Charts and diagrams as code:

************

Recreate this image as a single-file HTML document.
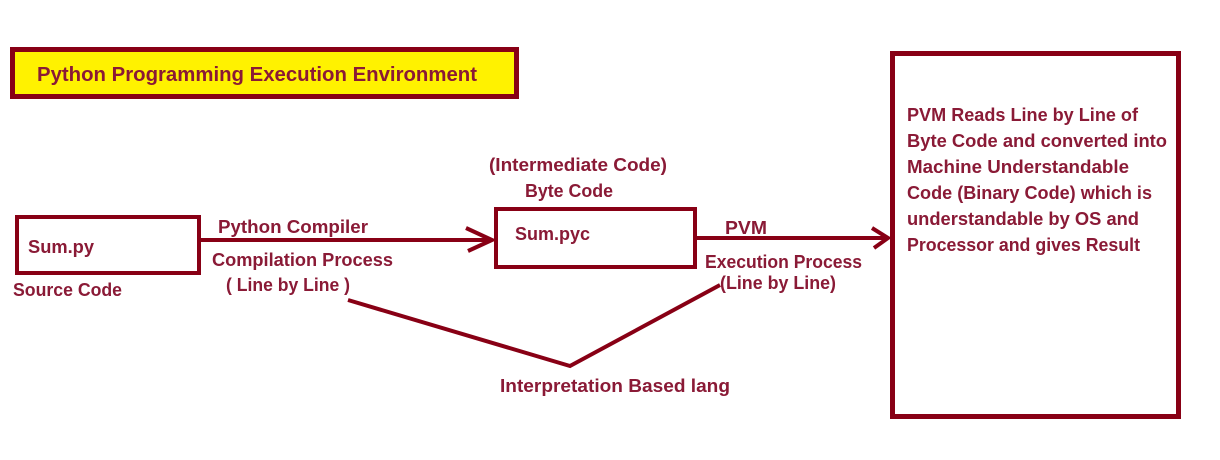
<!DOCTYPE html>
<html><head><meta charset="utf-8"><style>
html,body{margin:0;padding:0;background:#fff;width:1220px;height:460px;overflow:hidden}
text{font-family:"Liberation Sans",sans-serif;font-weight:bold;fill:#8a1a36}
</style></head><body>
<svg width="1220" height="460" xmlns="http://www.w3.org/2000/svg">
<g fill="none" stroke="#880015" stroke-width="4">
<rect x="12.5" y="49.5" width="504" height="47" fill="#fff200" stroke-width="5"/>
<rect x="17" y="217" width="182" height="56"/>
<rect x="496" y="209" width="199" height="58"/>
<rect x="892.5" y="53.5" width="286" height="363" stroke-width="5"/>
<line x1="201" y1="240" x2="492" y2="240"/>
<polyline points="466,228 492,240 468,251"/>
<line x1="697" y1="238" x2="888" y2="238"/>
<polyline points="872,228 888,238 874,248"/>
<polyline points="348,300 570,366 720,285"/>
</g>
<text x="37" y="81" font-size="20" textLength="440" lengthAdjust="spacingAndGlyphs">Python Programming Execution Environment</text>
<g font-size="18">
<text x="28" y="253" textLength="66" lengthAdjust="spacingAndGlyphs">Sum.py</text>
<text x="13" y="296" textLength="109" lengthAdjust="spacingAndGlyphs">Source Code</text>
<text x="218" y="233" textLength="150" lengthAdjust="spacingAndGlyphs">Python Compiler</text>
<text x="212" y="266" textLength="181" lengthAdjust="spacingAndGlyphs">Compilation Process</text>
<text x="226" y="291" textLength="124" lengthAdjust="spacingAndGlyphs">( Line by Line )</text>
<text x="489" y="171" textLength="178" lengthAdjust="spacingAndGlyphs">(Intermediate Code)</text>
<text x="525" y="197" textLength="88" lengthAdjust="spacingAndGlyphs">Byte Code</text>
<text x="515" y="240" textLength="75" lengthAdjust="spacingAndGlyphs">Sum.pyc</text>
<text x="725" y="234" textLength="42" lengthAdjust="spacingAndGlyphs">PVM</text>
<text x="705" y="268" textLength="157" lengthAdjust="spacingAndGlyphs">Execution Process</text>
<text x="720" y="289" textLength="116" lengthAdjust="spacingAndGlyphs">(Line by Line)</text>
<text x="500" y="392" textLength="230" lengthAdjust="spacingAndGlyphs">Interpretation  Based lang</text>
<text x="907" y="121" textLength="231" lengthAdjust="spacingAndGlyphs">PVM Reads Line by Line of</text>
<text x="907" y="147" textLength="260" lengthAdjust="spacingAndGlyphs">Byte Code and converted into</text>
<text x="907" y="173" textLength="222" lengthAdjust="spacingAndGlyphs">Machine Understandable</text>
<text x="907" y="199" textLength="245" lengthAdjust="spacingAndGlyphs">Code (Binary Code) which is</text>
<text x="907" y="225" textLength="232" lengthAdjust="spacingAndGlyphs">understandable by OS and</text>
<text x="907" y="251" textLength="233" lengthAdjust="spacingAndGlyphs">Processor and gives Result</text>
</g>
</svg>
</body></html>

************

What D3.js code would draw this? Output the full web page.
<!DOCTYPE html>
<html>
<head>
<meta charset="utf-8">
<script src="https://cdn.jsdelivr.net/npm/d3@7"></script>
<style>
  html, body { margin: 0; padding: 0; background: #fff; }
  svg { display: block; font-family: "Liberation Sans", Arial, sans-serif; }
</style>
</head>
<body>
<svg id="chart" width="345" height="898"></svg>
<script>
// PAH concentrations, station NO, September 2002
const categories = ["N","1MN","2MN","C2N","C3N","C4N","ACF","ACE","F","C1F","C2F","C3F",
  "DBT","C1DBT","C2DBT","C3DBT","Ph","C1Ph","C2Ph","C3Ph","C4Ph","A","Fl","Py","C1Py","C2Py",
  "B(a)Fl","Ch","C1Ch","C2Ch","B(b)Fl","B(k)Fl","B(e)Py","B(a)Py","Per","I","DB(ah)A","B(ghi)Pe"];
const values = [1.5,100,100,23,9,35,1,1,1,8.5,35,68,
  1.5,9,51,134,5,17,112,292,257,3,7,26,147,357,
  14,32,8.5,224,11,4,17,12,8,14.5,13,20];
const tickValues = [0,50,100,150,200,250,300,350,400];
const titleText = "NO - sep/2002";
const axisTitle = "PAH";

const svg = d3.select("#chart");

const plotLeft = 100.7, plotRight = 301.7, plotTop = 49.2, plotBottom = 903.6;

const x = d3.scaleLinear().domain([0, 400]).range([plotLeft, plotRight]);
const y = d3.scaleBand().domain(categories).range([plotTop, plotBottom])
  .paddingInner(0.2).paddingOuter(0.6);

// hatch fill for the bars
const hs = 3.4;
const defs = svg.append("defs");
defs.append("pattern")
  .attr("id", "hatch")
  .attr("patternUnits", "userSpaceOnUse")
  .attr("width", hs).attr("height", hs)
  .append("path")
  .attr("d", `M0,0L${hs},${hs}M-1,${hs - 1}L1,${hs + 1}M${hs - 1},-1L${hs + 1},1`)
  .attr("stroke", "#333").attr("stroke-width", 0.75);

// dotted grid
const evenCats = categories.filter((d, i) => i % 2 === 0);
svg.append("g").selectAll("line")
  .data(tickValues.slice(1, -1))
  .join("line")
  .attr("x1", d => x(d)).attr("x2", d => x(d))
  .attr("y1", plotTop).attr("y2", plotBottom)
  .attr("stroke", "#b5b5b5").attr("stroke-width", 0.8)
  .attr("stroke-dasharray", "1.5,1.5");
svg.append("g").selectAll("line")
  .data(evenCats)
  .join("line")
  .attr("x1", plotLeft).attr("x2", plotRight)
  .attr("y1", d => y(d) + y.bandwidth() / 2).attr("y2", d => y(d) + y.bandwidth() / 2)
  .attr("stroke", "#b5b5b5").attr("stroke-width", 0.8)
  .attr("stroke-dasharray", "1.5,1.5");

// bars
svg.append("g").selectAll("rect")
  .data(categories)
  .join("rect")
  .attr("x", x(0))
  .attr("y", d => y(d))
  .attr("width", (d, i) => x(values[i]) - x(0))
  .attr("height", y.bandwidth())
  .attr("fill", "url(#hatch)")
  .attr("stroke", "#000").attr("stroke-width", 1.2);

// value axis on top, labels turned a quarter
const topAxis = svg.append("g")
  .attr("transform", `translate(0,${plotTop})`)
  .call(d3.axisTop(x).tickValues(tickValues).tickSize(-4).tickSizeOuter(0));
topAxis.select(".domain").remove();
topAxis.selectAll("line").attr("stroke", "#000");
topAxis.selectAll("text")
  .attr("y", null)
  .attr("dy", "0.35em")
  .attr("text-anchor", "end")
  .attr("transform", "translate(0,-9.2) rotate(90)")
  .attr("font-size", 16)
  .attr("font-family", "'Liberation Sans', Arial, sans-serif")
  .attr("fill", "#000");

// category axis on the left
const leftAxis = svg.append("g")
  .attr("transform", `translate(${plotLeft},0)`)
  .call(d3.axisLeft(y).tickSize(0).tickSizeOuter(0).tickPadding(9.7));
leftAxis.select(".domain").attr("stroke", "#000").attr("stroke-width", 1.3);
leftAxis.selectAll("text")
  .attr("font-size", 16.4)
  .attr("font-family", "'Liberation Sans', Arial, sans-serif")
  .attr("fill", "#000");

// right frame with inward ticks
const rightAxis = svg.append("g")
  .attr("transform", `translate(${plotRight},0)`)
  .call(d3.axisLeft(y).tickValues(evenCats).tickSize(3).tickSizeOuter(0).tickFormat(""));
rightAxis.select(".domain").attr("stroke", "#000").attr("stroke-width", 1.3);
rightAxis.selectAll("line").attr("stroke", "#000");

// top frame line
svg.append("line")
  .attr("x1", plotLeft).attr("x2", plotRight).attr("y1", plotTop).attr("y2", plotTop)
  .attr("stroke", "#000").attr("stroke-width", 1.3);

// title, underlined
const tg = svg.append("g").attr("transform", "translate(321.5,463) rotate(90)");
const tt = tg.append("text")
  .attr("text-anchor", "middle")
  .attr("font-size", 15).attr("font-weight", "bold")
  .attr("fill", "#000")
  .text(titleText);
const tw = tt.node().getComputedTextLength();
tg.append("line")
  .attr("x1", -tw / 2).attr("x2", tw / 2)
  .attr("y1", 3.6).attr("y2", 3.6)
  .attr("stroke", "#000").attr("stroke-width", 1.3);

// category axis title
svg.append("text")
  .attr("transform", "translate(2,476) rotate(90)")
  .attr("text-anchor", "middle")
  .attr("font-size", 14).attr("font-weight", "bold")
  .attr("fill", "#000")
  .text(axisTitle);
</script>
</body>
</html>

************

Search the lines for the string "this" and copy every line that has it.

Response to the task:
Recreate this image as a single-file HTML document.
What D3.js code would draw this? Output the full web page.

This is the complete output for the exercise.